If anyone actually cares about pollution or human health, they will not be buying any car.
My family is low-car— I'm a four season bike commuter and my partner can largely get around during the day by walking and transit. Because we put less than 10k km on our car each year, I don't think buying a new Tesla or Prius makes sense for us, either from a cost or environmental standpoint. We were previously in a 2003 Volvo station wagon, and now in a 2013 Mazda 5. Neither of these cars is the most efficient on a per-km basis, but we're tackling that by just keeping the total number of km to a minimum.
Now, I am in Ontario where we have snowy winters, so almost all cars tend to rust out and be done within 10-15 years— it's not like the southwest where there are lots of truly ancient vehicles still being used as daily drivers. Perhaps the situation is different there.
How does snow accelerate rust?
Also it's pretty humid there, apparently?
Need to go full EV to meet our goals.
Edit: made headlines https://www.theguardian.com/cities/2019/jul/17/a-city-suffoc...
>In the first major attempt to estimate the health and economic costs of air pollution in Africa, an Organisation for Economic Co-operation and Development report found that air pollution in Africa already causes more premature deaths than unsafe water or childhood malnutrition.
>Given the lack of PM2.5 ground measurements in Africa, the PM2.5 data derived from the WHO air quality model for Africa should be viewed with caution.
>The review  concluded that (based on the few studies) 17%, 10%, 34%, 17% and 22% of PM2.5 levels in Africa are due to traffic, industry, domestic fuel burning, unspecified source of human origin and natural sources - such as dust and sea salt.
 https://www.oecd-ilibrary.org/development/the-cost-of-air-po... https://www.oecd-ilibrary.org/the-cost-of-air-pollution-in-a...
These seem like other numbers based on extrapolation, in that the sector comparisons and time comparisons are probably accurate on a relative basis, but saying that air pollution is 5% of GDP is most likely off by a large factor; it could be 2% or 10%.
How many other big categories have trillion dollar externalities? It’s only a $20 trillion economy - can the list be longer than 20 things?
And when we say something costs a $1 trillion in externalities annually, that should literally mean money that can be picked back up into the economy if you can clean it up. Mostly, to put it bluntly, because less people are having their lives cut short.
I find thinking about the scale of the damages and really trying to appreciate it is what creates the moral imperative to act. My personal belief is that technology is always the way forward. E.g. That by 2050 we could reduce the driving externality by 90% through automation. That we will eliminate coal for renewables.

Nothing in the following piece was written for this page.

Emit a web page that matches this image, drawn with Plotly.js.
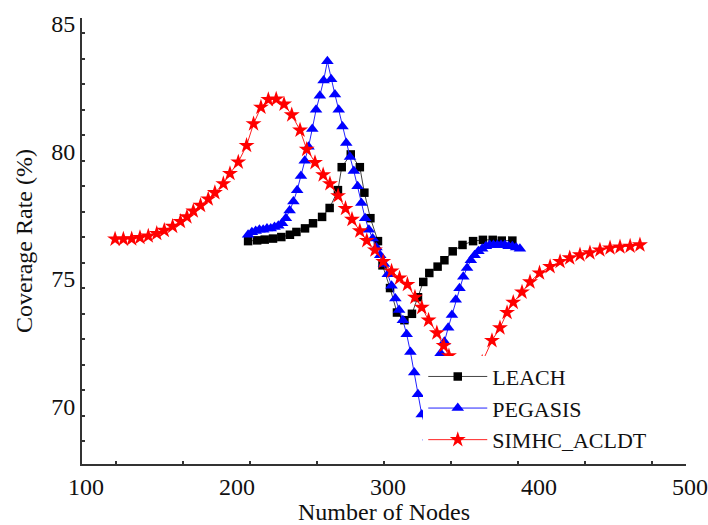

I have less of a feel for what the technological path forward is for non-utility & transport air pollution - for some reason it’s a lot harder to grasp the damage being done. It’s certainly less visceral.
The drop is SO2 from utilities (coal) is particularly impressive. But a 20% overall drop in just a few years is kind of stunning - it works out to savings of $1.6 trillion per decade. That’s $1.6 trillion in economic damage from air pollution which will not be occurring due to progress in cleaning up our environment.
Sometimes it’s very important to step back and remind ourselves how much progress really is being made.
One of the biggest effects I see is the cultural shift to accept living in a polluted world. People resign to accept it even though they can make a difference, and I don't just mean through individual change.
I've seen thousands marching for climate change recently, I've seen numerous local/state governments in the USA fighting hard, not to mention numerous friends who have adopted low-carbon behaviors specifically due to climate change. There is far from loss of hope here, there is a lot of emotion: anger, shame, incredulity, depression, but there's a lot of motivation and optimism too.